The word “play” and the numbers signifying the date he finished the painting can be lifted from the mass of what appears to be a layer of script, serving as the texture of the silhouetted buildings in focus against a hazy sunset in Orlando.
“This incorporates negative space so well and it really makes you feel good when you look at it,” Brad Biggs, who helped build all the works of art, said.
Across the room, in the foyer in front of the double doors leading to the room where bands often play at Peacock, a few untitled works of art lay on a small side table. A painting depicting a score of sedimentary rock sits to the left and a smaller one, possibly featuring multiple perspectives of one’s own personality, is on the right. Both of these are completely different, almost seeming to have originated from other artists.

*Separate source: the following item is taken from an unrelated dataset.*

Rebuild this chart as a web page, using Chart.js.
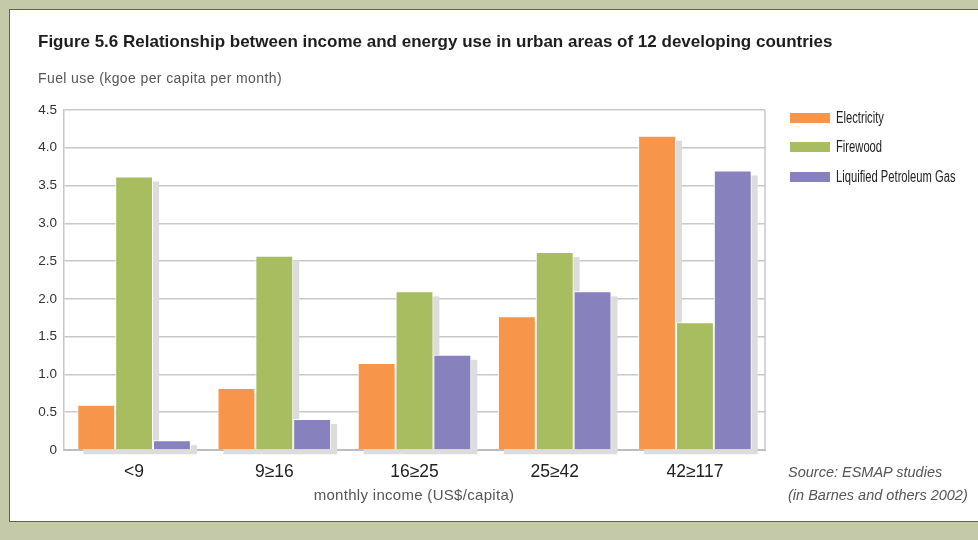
<!DOCTYPE html>
<html><head><meta charset="utf-8">
<script src="https://cdn.jsdelivr.net/npm/chart.js@4"></script>
<style>
html,body{margin:0;padding:0;background:#c4c9aa;width:978px;height:540px;overflow:hidden;}
#panel{position:absolute;left:9px;top:9px;width:990px;height:511px;background:#fff;border:1.5px solid #5b6a2e;}
#c{position:absolute;left:0;top:0;}
.t{position:absolute;white-space:nowrap;}
#title{left:38px;top:32px;font:bold 17px "Liberation Sans",Arial,sans-serif;color:#1e1e1e;}
#ytitle{left:38px;top:70px;font:14px "Liberation Sans",sans-serif;letter-spacing:0.4px;color:#555;}
#xtitle{left:414px;top:486px;transform:translateX(-50%);font:15px "Liberation Sans",sans-serif;letter-spacing:0.3px;color:#555;}
.lg{left:790px;font:16px "Liberation Sans",sans-serif;color:#222;}
.sw{display:inline-block;width:40px;height:10px;margin-right:6px;vertical-align:0px;}
.lt{display:inline-block;transform:scaleX(0.7);transform-origin:left center;}
#src{left:788px;top:461px;font:italic 14.5px "Liberation Sans",sans-serif;color:#555;line-height:23px;}
</style></head>
<body>
<div id="panel"></div>
<canvas id="c" width="978" height="540"></canvas>
<div class="t" id="title">Figure 5.6 Relationship between income and energy use in urban areas of 12 developing countries</div>
<div class="t" id="ytitle">Fuel use (kgoe per capita per month)</div>
<div class="t" id="xtitle">monthly income (US$/capita)</div>
<div id="legend"></div>
<div class="t" id="src">Source: ESMAP studies<br>(in Barnes and others 2002)</div>
<script>
const categories = ["<9", "9\u226516", "16\u226525", "25\u226542", "42\u2265117"];
const seriesNames = ["Electricity", "Firewood", "Liquified Petroleum Gas"];
const electricity = [0.60, 0.82, 1.15, 1.77, 4.16];
const firewood = [3.62, 2.57, 2.10, 2.62, 1.69];
const lpg = [0.13, 0.41, 1.26, 2.10, 3.70];
const yTicks = [0, 0.5, 1.0, 1.5, 2.0, 2.5, 3.0, 3.5, 4.0, 4.5];
const colors = ["#f7964a", "#a7bd5f", "#8781bd"];

const legend = document.getElementById('legend');
const legendTops = [109, 138, 168];
seriesNames.forEach((n,i)=>{
  const d=document.createElement('div');d.className='t lg';d.style.top=legendTops[i]+'px';
  d.innerHTML='<span class="sw" style="background:'+colors[i]+'"></span><span class="lt">'+n+'</span>';
  legend.appendChild(d);
});

const shadowPlugin = {
  id:'shadow',
  beforeDatasetsDraw(chart){
    const ctx=chart.ctx;ctx.save();ctx.fillStyle='#dcdcdc';
    chart.data.datasets.forEach((ds,i)=>{
      chart.getDatasetMeta(i).data.forEach(b=>{
        const p=b.getProps(['x','y','base','width'],true);
        ctx.fillRect(p.x-p.width/2+6,p.y+5,p.width,p.base-p.y);
      });
    });
    ctx.restore();
  },
  afterDraw(chart){
    const a=chart.chartArea,ctx=chart.ctx;ctx.save();
    ctx.strokeStyle='#c8c8c8';ctx.lineWidth=1.5;
    ctx.beginPath();ctx.moveTo(a.right,a.top);ctx.lineTo(a.right,a.bottom);ctx.stroke();
    ctx.restore();
  }
};

const dataArrays=[electricity,firewood,lpg];
new Chart(document.getElementById('c'),{
  type:'bar',
  data:{labels:categories,datasets:seriesNames.map((n,i)=>({label:n,data:dataArrays[i],backgroundColor:colors[i],borderColor:'#ffffff',borderWidth:1,barPercentage:1,categoryPercentage:0.81}))},
  options:{
    responsive:false,animation:false,
    layout:{padding:{left:0,top:110,right:213,bottom:0}},
    plugins:{legend:{display:false},tooltip:{enabled:false}},
    scales:{
      x:{grid:{display:false,drawTicks:false},border:{color:'#bdbdbd',width:2},
         ticks:{padding:12,color:'#222',font:{family:'"Liberation Sans",sans-serif',size:17.5}},
         afterFit(s){s.height=90;}},
      y:{min:0,max:4.5,afterBuildTicks(s){s.ticks=yTicks.map(v=>({value:v}));},
         grid:{color:'#c8c8c8',lineWidth:1.5,drawTicks:false},border:{color:'#c8c8c8',width:1.5},
         ticks:{padding:7,color:'#333',font:{family:'"Liberation Sans",sans-serif',size:13.5},
           callback:v=>v===0?'0':v.toFixed(1)},
         afterFit(s){s.width=64;}}
    }
  },
  plugins:[shadowPlugin]
});
</script>
</body></html>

You are a different person with each painting you create, Harris said. “We are everything and we are nothing. That’s what it boils down to.”
His painting titled, “Discovery,” hangs on the wall near a tile and etchings composite that looks like a scene from Studio Ghibli’s “Spirited Away.” He said it took about two months to finish it and he worked with Justin Barrows the whole time.
“That’s why I like to collaborate, to learn and change and find myself when I lose myself,” Harris said.
Harris and Tobar are both contributing B-side artists who have wandered all the way from Downtown Orlando to the Mills/50 area to showcase their work. A small sample of graffiti created by a few B-side artists can be seen on the North wall of Pho 88. The Drunken Monkey, on Bumby Avenue, is also a frequent home to artistic expression by local B-side artists.
Chris Tobar will show his work at Redefine Gallery, Feb. 20, where his computer illustrations find a home in canvas made of authentic wood-grain and the ethereal, multi-perspective and otherwise loud lines of Tr3 will remain on the walls of the Peacock Room until March 7, where they are free for public view.